Project 4: Face Morphing

Jacob Holesinger, cs194-agj

Mid-Way Face

As we learned in lecture, the midway blend between two faces is oddly enough still a perfectly normal looking face in most cases. To create it, we first define a set of correspondences on our two images. These correspondences are used to break up the larger transform into smaller ones where the regions are similar enough for a cross dissolve to give a nice blend. The regions were defined by the Delaunay traingulation of the averages of the correspondeces. This way the region triangles are nice throughout the transfomration instead of the possibly streched triangles that could come if we computed the triangulation on either the first or second images. For each triangle region in the mid-way face to be formed, we compute the affine transformation between the mid triangle and each of the first and second corresponding triangles. Then after applying the respective transformations to the soruce and second image triangles, we simply average the results of both to arrive at the final middle triangle. After repeating this process on all triangles in the mid-way image we peice together the desired blend.


First Image
Secon Image
Mid-Way face

Morph Sequence

Instead of using an equally weighted average for the mid-way correspondence positions and triangle blending we can acheive different points along a spectrum between the two images by weighting them unequally. The following morph sequence was made by making 44 frames of weight starting from 100% of the first image and incrementing to 100% of the second.

Morph

Mean Face of a Population

Another interesting application of this image morphing algorithm is using the alignment it gives to get a clean average of a large data set of faces. Each face of the population can be warped into the average shape before all the morphed versions are averaged together. Below I used a dataset of Danish computer vision scientists.
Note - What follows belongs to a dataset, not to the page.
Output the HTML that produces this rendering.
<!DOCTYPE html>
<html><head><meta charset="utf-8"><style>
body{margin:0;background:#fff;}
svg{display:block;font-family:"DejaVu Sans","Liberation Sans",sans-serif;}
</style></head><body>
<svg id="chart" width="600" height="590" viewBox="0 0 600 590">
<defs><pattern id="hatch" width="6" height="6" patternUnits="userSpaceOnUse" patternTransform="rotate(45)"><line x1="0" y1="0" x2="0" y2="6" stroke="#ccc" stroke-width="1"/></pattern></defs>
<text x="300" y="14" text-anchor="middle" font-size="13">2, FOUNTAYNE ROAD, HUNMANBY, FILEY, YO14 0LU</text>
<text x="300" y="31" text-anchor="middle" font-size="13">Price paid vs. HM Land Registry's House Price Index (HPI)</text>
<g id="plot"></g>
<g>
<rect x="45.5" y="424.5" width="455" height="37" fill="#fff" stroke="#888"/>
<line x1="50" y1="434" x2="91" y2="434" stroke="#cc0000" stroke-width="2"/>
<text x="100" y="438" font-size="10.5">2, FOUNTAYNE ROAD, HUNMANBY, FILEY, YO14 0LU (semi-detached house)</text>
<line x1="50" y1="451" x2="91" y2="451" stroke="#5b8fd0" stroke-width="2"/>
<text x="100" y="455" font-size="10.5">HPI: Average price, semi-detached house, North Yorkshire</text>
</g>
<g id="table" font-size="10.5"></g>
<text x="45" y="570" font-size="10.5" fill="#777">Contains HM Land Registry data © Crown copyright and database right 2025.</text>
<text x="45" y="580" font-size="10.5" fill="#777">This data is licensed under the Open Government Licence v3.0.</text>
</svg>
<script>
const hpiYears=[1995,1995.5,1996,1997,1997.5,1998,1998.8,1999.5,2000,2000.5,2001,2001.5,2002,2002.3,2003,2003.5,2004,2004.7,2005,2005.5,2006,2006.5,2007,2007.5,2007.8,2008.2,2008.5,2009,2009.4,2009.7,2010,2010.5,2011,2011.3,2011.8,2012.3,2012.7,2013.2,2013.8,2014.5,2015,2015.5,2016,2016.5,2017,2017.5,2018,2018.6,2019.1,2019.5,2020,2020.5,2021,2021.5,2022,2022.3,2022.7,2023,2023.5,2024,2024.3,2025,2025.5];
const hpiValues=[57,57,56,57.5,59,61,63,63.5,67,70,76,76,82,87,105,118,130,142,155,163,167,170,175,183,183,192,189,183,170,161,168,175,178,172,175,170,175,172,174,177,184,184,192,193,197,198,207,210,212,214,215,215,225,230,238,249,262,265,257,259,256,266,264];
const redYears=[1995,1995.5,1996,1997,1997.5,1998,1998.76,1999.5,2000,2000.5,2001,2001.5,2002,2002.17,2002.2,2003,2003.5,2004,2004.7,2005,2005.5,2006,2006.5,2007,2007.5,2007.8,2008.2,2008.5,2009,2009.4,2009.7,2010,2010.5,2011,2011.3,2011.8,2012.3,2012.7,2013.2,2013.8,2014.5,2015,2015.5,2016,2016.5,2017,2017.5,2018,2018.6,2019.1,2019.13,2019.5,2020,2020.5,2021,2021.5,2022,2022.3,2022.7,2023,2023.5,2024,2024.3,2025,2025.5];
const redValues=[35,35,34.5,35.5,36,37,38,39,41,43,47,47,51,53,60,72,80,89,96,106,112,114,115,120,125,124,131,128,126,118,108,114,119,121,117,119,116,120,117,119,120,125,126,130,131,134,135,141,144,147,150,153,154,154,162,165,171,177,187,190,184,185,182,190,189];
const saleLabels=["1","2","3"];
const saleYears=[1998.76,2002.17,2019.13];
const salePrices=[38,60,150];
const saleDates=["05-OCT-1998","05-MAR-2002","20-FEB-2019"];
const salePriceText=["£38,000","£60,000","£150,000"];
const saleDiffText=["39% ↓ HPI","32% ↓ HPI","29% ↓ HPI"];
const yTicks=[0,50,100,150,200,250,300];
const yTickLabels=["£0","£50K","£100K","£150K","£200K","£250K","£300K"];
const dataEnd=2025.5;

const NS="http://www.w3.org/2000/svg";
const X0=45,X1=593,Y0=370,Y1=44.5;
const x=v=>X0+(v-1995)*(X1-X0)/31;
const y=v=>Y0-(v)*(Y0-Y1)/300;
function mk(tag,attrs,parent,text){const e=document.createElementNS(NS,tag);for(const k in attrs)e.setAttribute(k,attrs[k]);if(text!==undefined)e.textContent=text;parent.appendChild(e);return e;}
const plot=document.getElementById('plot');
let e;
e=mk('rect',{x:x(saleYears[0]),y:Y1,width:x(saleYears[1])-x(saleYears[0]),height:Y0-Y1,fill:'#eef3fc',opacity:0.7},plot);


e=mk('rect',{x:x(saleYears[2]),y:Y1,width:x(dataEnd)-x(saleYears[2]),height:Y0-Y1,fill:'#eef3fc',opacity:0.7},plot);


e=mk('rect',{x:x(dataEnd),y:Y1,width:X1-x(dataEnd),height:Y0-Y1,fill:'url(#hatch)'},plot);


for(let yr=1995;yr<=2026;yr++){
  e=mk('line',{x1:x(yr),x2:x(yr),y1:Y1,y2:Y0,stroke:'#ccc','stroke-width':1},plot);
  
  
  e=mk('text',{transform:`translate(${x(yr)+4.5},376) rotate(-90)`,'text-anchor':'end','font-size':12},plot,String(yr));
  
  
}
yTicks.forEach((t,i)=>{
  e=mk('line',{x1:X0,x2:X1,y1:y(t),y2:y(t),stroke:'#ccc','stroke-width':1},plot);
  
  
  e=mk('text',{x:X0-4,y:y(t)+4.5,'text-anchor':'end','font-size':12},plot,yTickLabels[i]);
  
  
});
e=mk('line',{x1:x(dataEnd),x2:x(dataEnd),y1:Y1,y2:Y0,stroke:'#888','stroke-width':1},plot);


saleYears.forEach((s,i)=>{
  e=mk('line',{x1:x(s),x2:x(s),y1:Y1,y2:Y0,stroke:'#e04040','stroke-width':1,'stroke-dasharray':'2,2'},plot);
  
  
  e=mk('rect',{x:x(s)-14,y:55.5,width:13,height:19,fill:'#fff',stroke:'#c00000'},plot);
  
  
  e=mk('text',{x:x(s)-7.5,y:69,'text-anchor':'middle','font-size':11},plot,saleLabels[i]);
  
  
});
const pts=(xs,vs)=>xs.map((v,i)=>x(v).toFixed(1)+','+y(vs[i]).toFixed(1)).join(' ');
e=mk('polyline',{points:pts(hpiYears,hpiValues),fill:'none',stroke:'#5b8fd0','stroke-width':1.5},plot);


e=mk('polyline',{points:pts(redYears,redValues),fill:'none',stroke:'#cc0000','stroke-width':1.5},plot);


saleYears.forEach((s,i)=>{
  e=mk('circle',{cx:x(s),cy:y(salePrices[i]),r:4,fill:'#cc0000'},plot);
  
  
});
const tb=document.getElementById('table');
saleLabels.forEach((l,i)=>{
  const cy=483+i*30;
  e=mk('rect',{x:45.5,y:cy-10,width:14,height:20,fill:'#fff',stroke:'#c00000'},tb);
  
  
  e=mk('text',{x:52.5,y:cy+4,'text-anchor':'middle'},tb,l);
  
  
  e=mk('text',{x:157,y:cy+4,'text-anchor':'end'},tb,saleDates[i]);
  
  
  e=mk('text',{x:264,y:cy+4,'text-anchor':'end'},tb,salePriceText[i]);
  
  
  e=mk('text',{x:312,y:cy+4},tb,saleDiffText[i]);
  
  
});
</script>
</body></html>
There are a couple examples of faces blended to the mean, as well as the population average.



Me Anotated
Average anotation over my face
Population Average
Me morphed to average

Charicature

Similarly to how I can morph my face into the mean shape, I can also morph it away from the mean. In a way this is emphasizing what makes me different creating a characature of sorts.


Happines is a Morph Away

For a Bells and Whistles addition, I decided to morph my unsmiling face into a smiling version using the data set of Danes. It ended up mostly just opening my eyes a little but eh, look a bit hapier.